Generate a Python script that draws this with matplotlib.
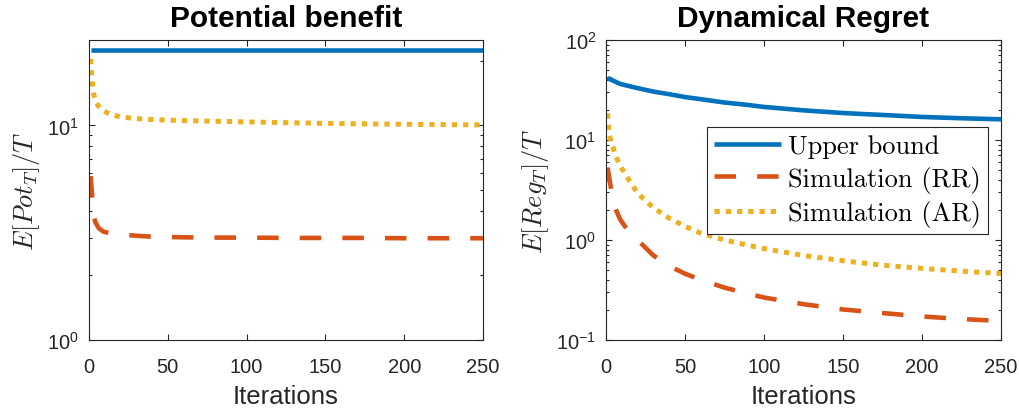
import matplotlib
matplotlib.use("Agg")
import matplotlib.pyplot as plt
from matplotlib.ticker import NullFormatter, LogLocator

# ---------------- data ----------------
iterations = [1, 2, 3, 4, 6, 9, 13, 20, 30, 40, 50, 60, 75, 90, 100, 125, 150, 175, 200, 225, 250]

# Potential benefit
pot_upper = [22.4] * len(iterations)
pot_rr = [5.8, 4.7, 3.75, 3.55, 3.33, 3.2, 3.15, 3.1, 3.06, 3.03, 3.02, 3.01, 3.0, 3.0, 3.0,
          2.99, 2.99, 2.99, 2.98, 2.98, 2.98]
pot_ar = [20.4, 16.0, 14.0, 13.0, 12.3, 11.7, 11.3, 10.95, 10.75, 10.65, 10.58, 10.53, 10.47,
          10.42, 10.38, 10.3, 10.22, 10.17, 10.12, 10.08, 10.05]

# Dynamical regret
reg_upper = [39.5, 41.2, 40.5, 39.6, 38.2, 36.4, 35.1, 33.0, 30.5, 28.7, 26.9, 25.6, 23.7, 22.4,
             21.4, 19.8, 18.6, 17.8, 17.0, 16.5, 16.1]
reg_rr = [5.3, 4.2, 3.4, 2.85, 2.05, 1.6, 1.3, 1.0, 0.70, 0.55, 0.46, 0.40, 0.334, 0.29, 0.266,
          0.228, 0.202, 0.186, 0.172, 0.162, 0.155]
reg_ar = [18.4, 11.4, 9.9, 8.9, 7.0, 5.5, 4.35, 2.93, 2.1, 1.65, 1.37, 1.17, 1.0, 0.885, 0.82,
          0.70, 0.62, 0.56, 0.52, 0.488, 0.462]

titles = ["Potential benefit", "Dynamical Regret"]
ylabels = [r"$E[Pot_T]/T$", r"$E[Reg_T]/T$"]
legend_labels = ["Upper bound", "Simulation (RR)", "Simulation (AR)"]
xticks = [0, 50, 100, 150, 200, 250]

# ---------------- style ----------------
plt.rcParams["mathtext.fontset"] = "cm"
plt.rcParams["font.family"] = ["Liberation Sans", "DejaVu Sans"]

C_BLUE = "#0072BD"
C_ORANGE = "#D95319"
C_YELLOW = "#EDB120"
AX_COL = "#262626"
LW = 3.3

fig = plt.figure(figsize=(10.2, 4.14), dpi=100)
W, H = 1020, 414
ax1 = fig.add_axes([89 / W, 1 - 341 / H, 394 / W, 300 / H])
ax2 = fig.add_axes([606 / W, 1 - 341 / H, 395 / W, 300 / H])

series = [
    (ax1, pot_upper, pot_rr, pot_ar, (1, 25)),
    (ax2, reg_upper, reg_rr, reg_ar, (0.1, 100)),
]

for i, (ax, up, rr, ar, ylim) in enumerate(series):
    l1, = ax.plot(iterations, up, color=C_BLUE, lw=LW, solid_capstyle="butt")
    l2, = ax.plot(iterations, rr, color=C_ORANGE, lw=LW, dashes=(4.7, 4.6),
                  dash_capstyle="butt")
    l3, = ax.plot(iterations, ar, color=C_YELLOW, lw=LW + 0.3, dashes=(1.05, 1.2),
                  dash_capstyle="butt")
    ax.set_yscale("log")
    ax.set_xlim(0, 250)
    ax.set_ylim(*ylim)
    ax.set_xticks(xticks)
    ax.yaxis.set_major_locator(LogLocator(base=10, numticks=10))
    ax.yaxis.set_minor_locator(LogLocator(base=10, subs=range(2, 10), numticks=20))
    ax.yaxis.set_minor_formatter(NullFormatter())
    for s in ax.spines.values():
        s.set_color(AX_COL)
        s.set_linewidth(0.8)
    ax.tick_params(which="both", direction="in", top=True, right=True,
                   colors=AX_COL, labelcolor=AX_COL, width=0.8)
    ax.tick_params(which="major", length=4, labelsize=14.5)
    ax.tick_params(axis="x", which="major", pad=12)
    ax.tick_params(axis="y", which="major", pad=7)
    ax.tick_params(which="minor", length=2.2)
    ax.set_title(titles[i], fontsize=21.5, fontweight="bold", pad=10)
    ax.set_xlabel("Iterations", fontsize=18.5, color=AX_COL, labelpad=6)
    ax.set_ylabel(ylabels[i], fontsize=19, color=AX_COL, labelpad=4)
    if i == 1:
        leg = ax.legend([l1, l2, l3], legend_labels, loc="upper right",
                        bbox_to_anchor=(0.967, 0.71), borderaxespad=0,
                        prop={"family": "cmr10", "size": 19},
                        handlelength=2.55, handletextpad=0.25, labelspacing=0.29,
                        borderpad=0.27, fancybox=False, framealpha=1,
                        edgecolor=AX_COL)
        leg.get_frame().set_linewidth(0.8)

fig.savefig("out.png", dpi=100, facecolor="white")
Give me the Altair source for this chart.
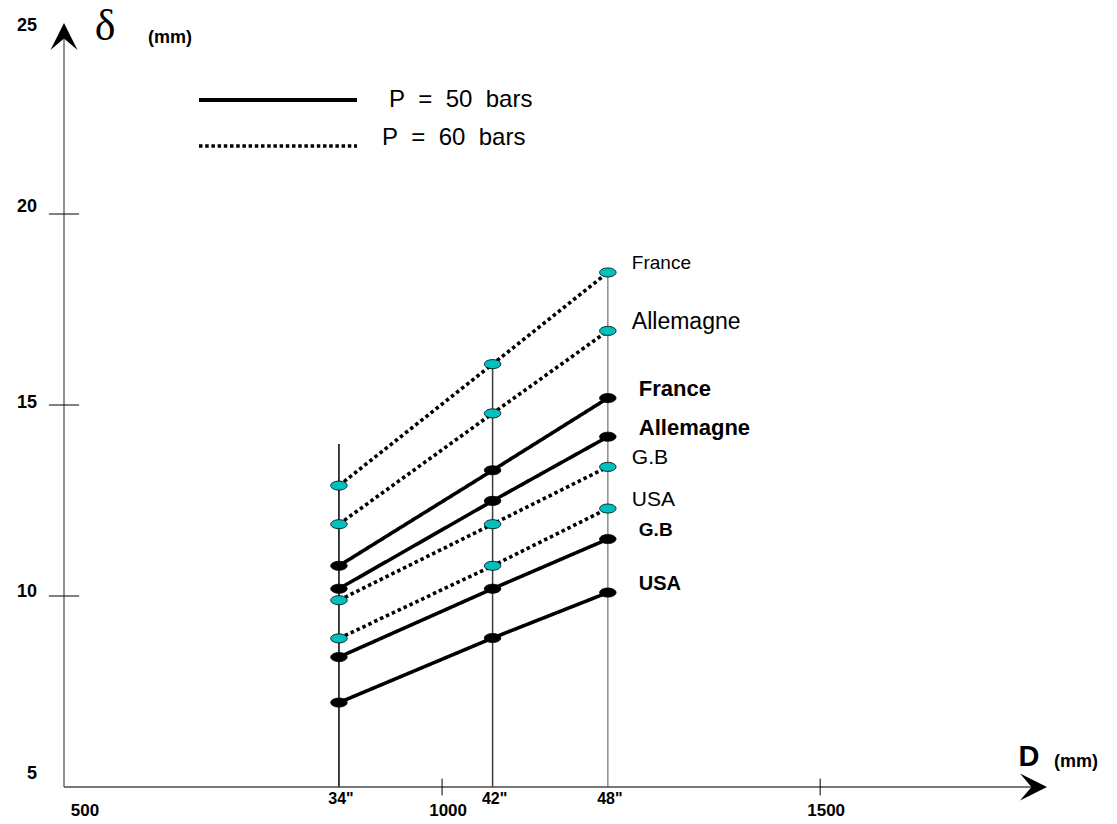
import altair as alt
import pandas as pd

# ---------------- data ----------------
diam_labels = ['34"', '42"', '48"']
diam_mm = [863.6, 1066.8, 1219.2]
countries = ["France", "Allemagne", "G.B", "USA"]
delta_50 = {
    "France":    [10.79, 13.29, 15.18],
    "Allemagne": [10.19, 12.49, 14.17],
    "G.B":       [8.40, 10.19, 11.49],
    "USA":       [7.21, 8.90, 10.09],
}
delta_60 = {
    "France":    [12.89, 16.07, 18.47],
    "Allemagne": [11.88, 14.78, 16.94],
    "G.B":       [9.89, 11.88, 13.38],
    "USA":       [8.89, 10.79, 12.29],
}
guide_tops = [13.98, 16.07, 18.47]
NB = "\u00a0"
legend_50 = f"P{NB}{NB}={NB}{NB}50{NB}{NB}bars"
legend_60 = f"P{NB}{NB}={NB}{NB}60{NB}{NB}bars"
x_ticks = [1000, 1500]
x_tick_text = ["1000", "1500"]
y_ticks = [10, 15, 20]
y_tick_labels = [5, 10, 15, 20, 25]
x_domain = [500, 1800]
y_domain = [5, 25]

# ---------------- styles ----------------
FONT = "Liberation Sans"
CYAN = "#00C0C0"
guide_colors = ["#000000", "#3c3c3c", "#8c8c8c"]
label_size = {(50, "France"): 22, (50, "Allemagne"): 22, (50, "G.B"): 19, (50, "USA"): 20,
              (60, "France"): 19, (60, "Allemagne"): 23, (60, "G.B"): 21, (60, "USA"): 21}
ytick_dy = {5: -13, 10: -4, 15: -2, 20: -7, 25: 3}
ELLIPSE = ("M1,0 C1,0.304 0.552,0.55 0,0.55 C-0.552,0.55 -1,0.304 -1,0 "
           "C-1,-0.304 -0.552,-0.55 0,-0.55 C0.552,-0.55 1,-0.304 1,0 Z")
ARROW_UP = "M0,0 L1,2 L0,1.15 L-1,2 Z"
ARROW_RIGHT = "M0,0 L-2,-1 L-1.15,0 L-2,1 Z"

xscale = alt.Scale(domain=x_domain, nice=False, zero=False)
yscale = alt.Scale(domain=y_domain, nice=False, zero=False)


def X(field=None, **kw):
    if field is None:
        return alt.X(scale=xscale, axis=None, **kw)
    return alt.X(field, type="quantitative", scale=xscale, axis=None, **kw)


def Y(field=None, **kw):
    if field is None:
        return alt.Y(scale=yscale, axis=None, **kw)
    return alt.Y(field, type="quantitative", scale=yscale, axis=None, **kw)


rows = []
for p, table in ((50, delta_50), (60, delta_60)):
    for c in countries:
        for lab, d, v in zip(diam_labels, diam_mm, table[c]):
            rows.append({"pressure": p, "country": c, "series": f"{c}-{p}",
                         "d": d, "delta": v, "dlabel": lab})
df = pd.DataFrame(rows)

ends = df[df["d"] == diam_mm[-1]].copy()
ends["fs"] = [label_size[(p, c)] for p, c in zip(ends["pressure"], ends["country"])]

guides = pd.DataFrame({"d": diam_mm, "top": guide_tops, "bottom": [y_domain[0]] * 3,
                       "col": guide_colors, "lab": diam_labels})
yt = pd.DataFrame({"y": y_ticks, "x1": [x_domain[0] - 20] * 3, "x2": [x_domain[0] + 20] * 3})
xt = pd.DataFrame({"x": x_ticks, "y1": [y_domain[0] - 0.22] * 2, "y2": [y_domain[0] + 0.22] * 2,
                   "t": x_tick_text})

one = alt.Data(values=[{}])

# guide verticals
guide_layer = alt.Chart(guides).mark_rule(strokeWidth=1.5).encode(
    x=X("d"), y=Y("top"), y2=alt.Y2("bottom"), color=alt.Color("col:N", scale=None))

# axes lines
yaxis = alt.Chart(one).mark_rule(color="#6e6e6e", strokeWidth=1.5).encode(
    x=X(datum=x_domain[0]), y=Y(datum=y_domain[0]), y2=alt.Y2(datum=y_domain[1] - 0.4))
xaxis = alt.Chart(one).mark_rule(color="#4a4a4a", strokeWidth=1.5).encode(
    x=X(datum=x_domain[0]), x2=alt.X2(datum=x_domain[1] - 15), y=Y(datum=y_domain[0]))
arrow_up = alt.Chart(one).mark_point(shape=ARROW_UP, size=729, filled=True, color="black", opacity=1).encode(
    x=X(datum=x_domain[0]), y=Y(datum=y_domain[1]))
arrow_right = alt.Chart(one).mark_point(shape=ARROW_RIGHT, size=729, filled=True, color="black", opacity=1).encode(
    x=X(datum=x_domain[1]), y=Y(datum=y_domain[0]))

ytick_layer = alt.Chart(yt).mark_rule(color="black", strokeWidth=1).encode(
    x=X("x1"), x2=alt.X2("x2"), y=Y("y"))
xtick_layer = alt.Chart(xt).mark_rule(color="black", strokeWidth=1).encode(
    x=X("x"), y=Y("y1"), y2=alt.Y2("y2"))

ytick_texts = [
    alt.Chart(one).mark_text(align="right", baseline="middle", dx=-27, dy=ytick_dy[v],
                             font=FONT, fontWeight="bold", fontSize=18).encode(
        x=X(datum=x_domain[0]), y=Y(datum=v), text=alt.value(str(v)))
    for v in y_tick_labels
]
xtick_text = alt.Chart(xt).mark_text(align="center", baseline="middle", dx=6, dy=24,
                                     font=FONT, fontWeight="bold", fontSize=17).encode(
    x=X("x"), y=Y(datum=y_domain[0]), text="t:N")
x500_text = alt.Chart(one).mark_text(align="center", baseline="middle", dx=21, dy=24,
                                     font=FONT, fontWeight="bold", fontSize=17).encode(
    x=X(datum=x_domain[0]), y=Y(datum=y_domain[0]), text=alt.value(str(x_domain[0])))
diam_text = alt.Chart(guides).mark_text(align="center", baseline="middle", dx=2, dy=12,
                                        font=FONT, fontWeight="bold", fontSize=16).encode(
    x=X("d"), y=Y("bottom"), text="lab:N")

# axis titles
delta_title = alt.Chart(one).mark_text(align="center", baseline="middle", dx=41, dy=4,
                                       font="Liberation Serif", fontSize=44).encode(
    x=X(datum=x_domain[0]), y=Y(datum=y_domain[1]), text=alt.value("δ"))
ymm_title = alt.Chart(one).mark_text(align="center", baseline="middle", dx=106, dy=15,
                                     font=FONT, fontWeight="bold", fontSize=18).encode(
    x=X(datum=x_domain[0]), y=Y(datum=y_domain[1]), text=alt.value("(mm)"))
d_title = alt.Chart(one).mark_text(align="center", baseline="middle", dx=-18, dy=-30,
                                   font=FONT, fontWeight="bold", fontSize=29).encode(
    x=X(datum=x_domain[1]), y=Y(datum=y_domain[0]), text=alt.value("D"))
xmm_title = alt.Chart(one).mark_text(align="center", baseline="middle", dx=29, dy=-25,
                                     font=FONT, fontWeight="bold", fontSize=18).encode(
    x=X(datum=x_domain[1]), y=Y(datum=y_domain[0]), text=alt.value("(mm)"))

# data lines
lines = alt.Chart(df).mark_line(color="black", strokeWidth=3.6, strokeCap="butt").encode(
    x=X("d"), y=Y("delta"), detail="series:N",
    strokeDash=alt.StrokeDash("pressure:N", scale=alt.Scale(domain=[50, 60], range=[[1, 0], [3.5, 3]]),
                              legend=None))
points = alt.Chart(df).mark_point(shape=ELLIPSE, size=272, filled=True, opacity=1,
                                  stroke="black", strokeWidth=0.8).encode(
    x=X("d"), y=Y("delta"),
    fill=alt.Fill("pressure:N", scale=alt.Scale(domain=[50, 60], range=["black", CYAN]), legend=None))

lab50 = alt.Chart(ends[ends["pressure"] == 50]).mark_text(
    align="left", baseline="middle", dx=31, dy=-9, font=FONT, fontWeight="bold").encode(
    x=X("d"), y=Y("delta"), text="country:N", size=alt.Size("fs:Q", scale=None, legend=None))
lab60 = alt.Chart(ends[ends["pressure"] == 60]).mark_text(
    align="left", baseline="middle", dx=24, dy=-9, font=FONT, fontWeight="normal").encode(
    x=X("d"), y=Y("delta"), text="country:N", size=alt.Size("fs:Q", scale=None, legend=None))

# legend (decoration, placed in plot pixels)
leg_solid = alt.Chart(one).mark_rule(color="black", strokeWidth=4).encode(
    x=alt.value(135), x2=alt.value(293), y=alt.value(77))
leg_dot = alt.Chart(one).mark_rule(color="black", strokeWidth=3.5, strokeDash=[3.5, 2.7], strokeCap="butt").encode(
    x=alt.value(135), x2=alt.value(293), y=alt.value(123))
leg_t50 = alt.Chart(one).mark_text(align="left", baseline="middle", font=FONT, fontSize=24).encode(
    x=alt.value(325), y=alt.value(77), text=alt.value(legend_50))
leg_t60 = alt.Chart(one).mark_text(align="left", baseline="middle", font=FONT, fontSize=24).encode(
    x=alt.value(318), y=alt.value(115), text=alt.value(legend_60))

chart = alt.layer(
    guide_layer, yaxis, xaxis, ytick_layer, xtick_layer, arrow_up, arrow_right,
    lines, points, lab50, lab60,
    *ytick_texts, xtick_text, x500_text, diam_text,
    delta_title, ymm_title, d_title, xmm_title,
    leg_solid, leg_dot, leg_t50, leg_t60,
).properties(
    width=983, height=764,
    padding={"left": 64, "top": 23, "right": 70, "bottom": 37},
    autosize=alt.AutoSizeParams(type="none"),
    background="white",
).configure_view(stroke=None)

chart.save("out.html", embed_options={"renderer": "svg", "actions": False})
* * * * * * *
Go from the first line of the data above to the line containing "200, 225, 250]" and retype exactly those lines, both included, but none of the pictures.

> _COMPLETE OUTPUT_
Generate a Python script that draws this with matplotlib.
import matplotlib
matplotlib.use("Agg")
import matplotlib.pyplot as plt
from matplotlib.ticker import NullFormatter, LogLocator

# ---------------- data ----------------
iterations = [1, 2, 3, 4, 6, 9, 13, 20, 30, 40, 50, 60, 75, 90, 100, 125, 150, 175, 200, 225, 250]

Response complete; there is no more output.